L’audition et la détention de Vital Kamerhe, un proche de la présidence, pourrait être un signal positif envoyé à ceux qui doutaient de la volonté du nouveau président de lutter contre les corrompus. Personne n’est désormais intouchable. Et certains caciques de la kabilie, aux commandes d’entreprises publiques, pourraient également être inquiétés.

Enfin, l’absence forcée de Vital Kamerhe serait l’occasion pour Félix Tshisekedi de se choisir un membre de l’UNC qui lui soit plus favorable pour remplacer Vital Kamerhe à la tête du cabinet présidentiel.

Le pari risqué du grand ménage



Mais la mise en détention provisoire de l’un des collaborateurs-clé du chef de l’Etat le fragilise également.

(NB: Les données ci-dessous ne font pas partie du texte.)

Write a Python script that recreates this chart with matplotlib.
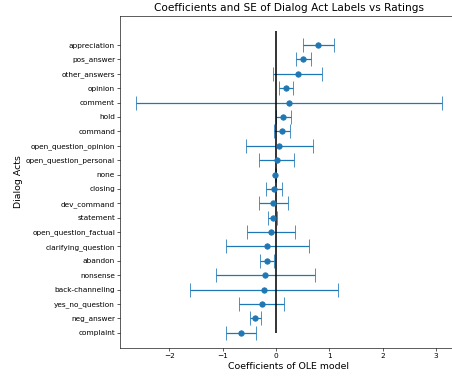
import matplotlib
matplotlib.use("Agg")
import matplotlib.pyplot as plt

# bottom to top, as drawn on the y axis
labels = ['complaint', 'neg_answer', 'yes_no_question', 'back-channeling',
          'nonsense', 'abandon', 'clarifying_question', 'open_question_factual',
          'statement', 'dev_command', 'closing', 'none',
          'open_question_personal', 'open_question_opinion', 'command', 'hold',
          'comment', 'opinion', 'other_answers', 'pos_answer', 'appreciation']
coefs = [-0.66, -0.39, -0.27, -0.225, -0.20, -0.17, -0.16, -0.09,
         -0.06, -0.05, -0.03, -0.01, 0.01, 0.06, 0.11, 0.14,
         0.24, 0.19, 0.41, 0.51, 0.79]
errors = [0.28, 0.105, 0.425, 1.38, 0.925, 0.135, 0.785, 0.45,
          0.085, 0.27, 0.15, 0.01, 0.33, 0.63, 0.15, 0.14,
          2.87, 0.13, 0.46, 0.14, 0.29]

dpi = 56
fig = plt.figure(figsize=(453 / dpi, 379 / dpi), dpi=dpi)
ax = fig.add_axes([0.266, 0.082, 0.743, 0.877])

y = list(range(len(labels)))
ax.errorbar(coefs, y, xerr=errors, fmt='o', capsize=9, lw=1.6, markersize=7)
ax.vlines(0, 0, len(labels), color='black', lw=2)

ax.set_yticks(y)
ax.set_yticklabels(labels)
ax.tick_params(labelsize=9.5)
ax.set_title('Coefficients and SE of Dialog Act Labels vs Ratings', fontsize=13.5)
ax.set_xlabel('Coefficients of OLE model', fontsize=12)
ax.set_ylabel('Dialog Acts', fontsize=12)

fig.savefig('out.png', dpi=dpi)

Félix Tshisekedi lui-même pourrait être inquiété par de possibles détournements d’argent au sein de sa propre présidence.

Le président se retrouve également privé du chef de file de son principal allié politique, l’UNC. Dans son bras de fer permanent avec le FCC de Joseph Kabila, le poids politique de l’UNC au parlement pourrait lui faire défaut.

C’est un pari risqué que tente aujourd’hui Félix Tshisekedi : celui d’entamer le grand ménage de la corruption au Congo. Pour cela, il lui faudra l’appui sans condition de la justice congolaise. Une institution qui, pour l’instant n’a pas brillé par son indépendance, et reste encore issue des nombreuses années de pouvoir sans partage de Joseph Kabila.

Un signal fort de l’indépendance retrouvée de la justice congolaise, serait la mise en cause de proches de l’ancien chef de l’Etat, dont un certain nombre sont déjà cités dans de nombreuses affaires de malversations financières, mais qui pour l’instant, n’ont jamais été inquiétés.